Preguntas que se plantean a partir de una crítica tal vez excesivamente sumaria, pero exigente y rica de estímulos. Con ella se niegan radicalmente modas, lazos y raíces que derivan de la racionalidad occidental. Se irrespetan valores “sagrados” de nuestra educación, de la visión tradicional y acartonada de nuestra historia; ponen (por fin) a temblar muchas formas académicas de considerar a la ciudad. Nos incita a repensar nuestra vida con el objetivo de alcanzar un nuevo proyecto civilizatorio. Nada menos… 

Son afirmaciones que seguramente a los bienpensantes y a los timoratos de ideas convencionales, deben parecerles culturalmente indecentes. Contienen unos acicates tremendamente irreverentes con un fuerte sabor a revolución. Pretenden disolver religiones culturales y dogmas reaccionarios muy enraizados… Es por eso mismo que hay que tomarlas muy en cuenta. Tomarlas, y discutirlas. En estos momentos, las que parecen unas disertaciones académicas, en realidad no lo son: tocan la esencia de cómo vemos el mundo y de cómo queremos vivir en él. Siguen presentes lagunas, vacíos y puntos críticos, como el de la relación entre ciudad y campo, y especialmente, cómo hacer para saltar por encima de la modernidad sin desechar los inmensos aportes de la ciencia y de la tecnología, o cómo liberarnos de los mecanismos sociales que se han construido a partir de las urgencias, nexos y compromisos impuestos por la globalización. 

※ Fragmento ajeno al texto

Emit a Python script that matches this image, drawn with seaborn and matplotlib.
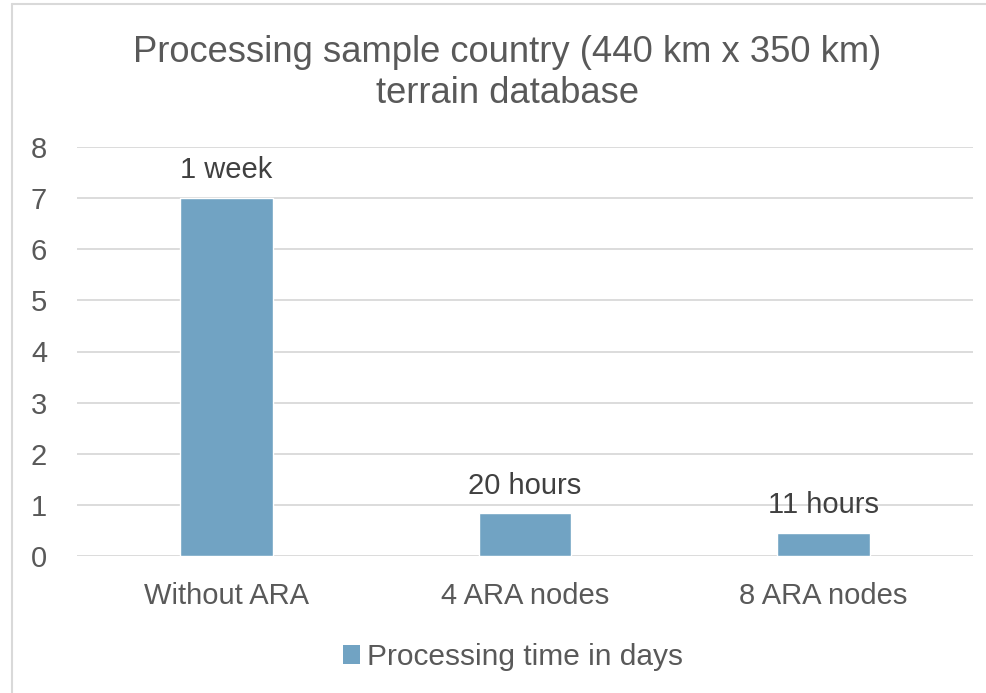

En un ambiente cultural como el nuestro, hay que seguir debatiendo, para que las razones de la cultura sean capaces de orientar a las razones de la política. Se trata de un asunto vital: de romper el velo cultural que tapa nuestros ojos y de decidir desde dónde, con qué y con quién juzgar lo que pasa en el mundo y traducir las conclusiones en el inmediato contexto político.